Just Before Recess, Council Loosens Rules on Clean Hands, Postpones Decision on Sandbox
Sadly, the Council’s recess has nothing in common with the highlight of the average kid’s school day. While Legislative Meetings do not occur and legislation does not advance during recess, the work of the Council continues throughout the recess period. Importantly, though, the freedom it provides from the day-to-day intensity of the legislative and budget calendars does allow for deeper and less frenzied research, strategizing, and legislative brainstorming in the lead-up to the sprint that is the final few months of the current two-year Council Period.
Yet prior to the recess beginning on July 15, the Council as always wanted to maximize the quantity of legislation that advanced at the final pre-recess Legislative Meeting before pressing pause on the advancement of bills through the legislative process.
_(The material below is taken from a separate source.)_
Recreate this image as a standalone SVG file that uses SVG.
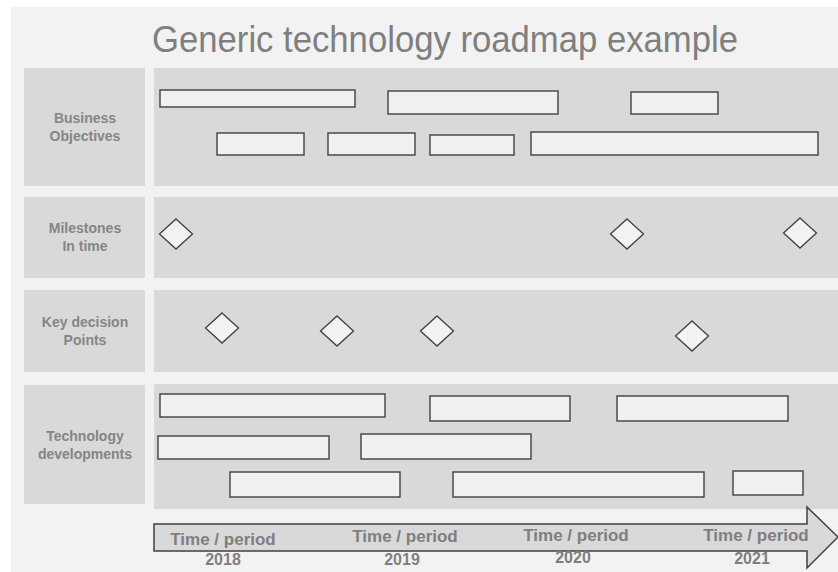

Drawing the most attention at the meeting was a reform of the District’s so-called Clean Hands bill. The goal of this longstanding legislation is to ensure that those individuals and businesses with more than $100 in outstanding obligations and unpaid bills to the District government cannot access certain government services and benefits until those bills have been paid and obligations have been met. While Clean Hands restrictions apply to large-scale elements of government operation such as grants, contracts, and construction permitting, they also come into play with a mundane but essential element of daily life: whether an individual can renew a driver’s license if they have unpaid parking tickets and/or moving violations.
The Council unanimously agreed that coupling the ability to pay to legal access to a critical life skill like driving is regressive and has negative equity impacts since it disproportionately affects people of color. After an extensive discussion of whether drivers with multiple and more severe unpaid tickets should be blocked from being able to renew their drivers’ licenses, the majority of the Council felt that the issues of safety and equity should be decoupled, and the urgent issue of traffic and pedestrian safety should be addressed directly in standalone legislation.
In other action at the most recent meeting, after extensive discussion, the Council decided to postpone consideration of a bill that would create a so-called regulatory “sandbox” within which financial services companies testing innovative products and services would be provided with temporary relief from certain District regulations. The bill was scheduled to receive the first of two necessary votes at the most recent Legislative Meeting, which meant that it would not have received its needed second vote until the fall in any case. As such, consideration of the bill was postponed so that questions from councilmembers, as well as the Attorney General, could be properly addressed.
In other action at the most recent meeting, a limited ban on non-compete agreements received its second and final vote by the Council. The Council passed a total ban on such agreements in 2020, but did not fund its enforcement at the time. With enforcement now funded, the Council scaled back the ban’s terms somewhat, limiting it to those earning under $150,000. Furthermore, a pre-existing ban on non-compete agreements at any wage level specifically in the broadcast industry was re-instituted, absent the broader bill’s wage cap.
Also addressed at the most recent meeting were measures to:
- require the Department of General Services to report on ongoing HVAC and security repair issues at all DC Public Schools, with a school-by-school plan to address them, before school starts in the fall
- require the DC Building Code to be updated by the end of 2026 to require net-zero carbon emissions on new and substantially renovated buildings
- facilitate access by performing arts venues to a pre-existing dedicated tax rebate
The Council will hold an Additional Legislative Meeting on September 20 and a Regular Legislative Meeting on October 4.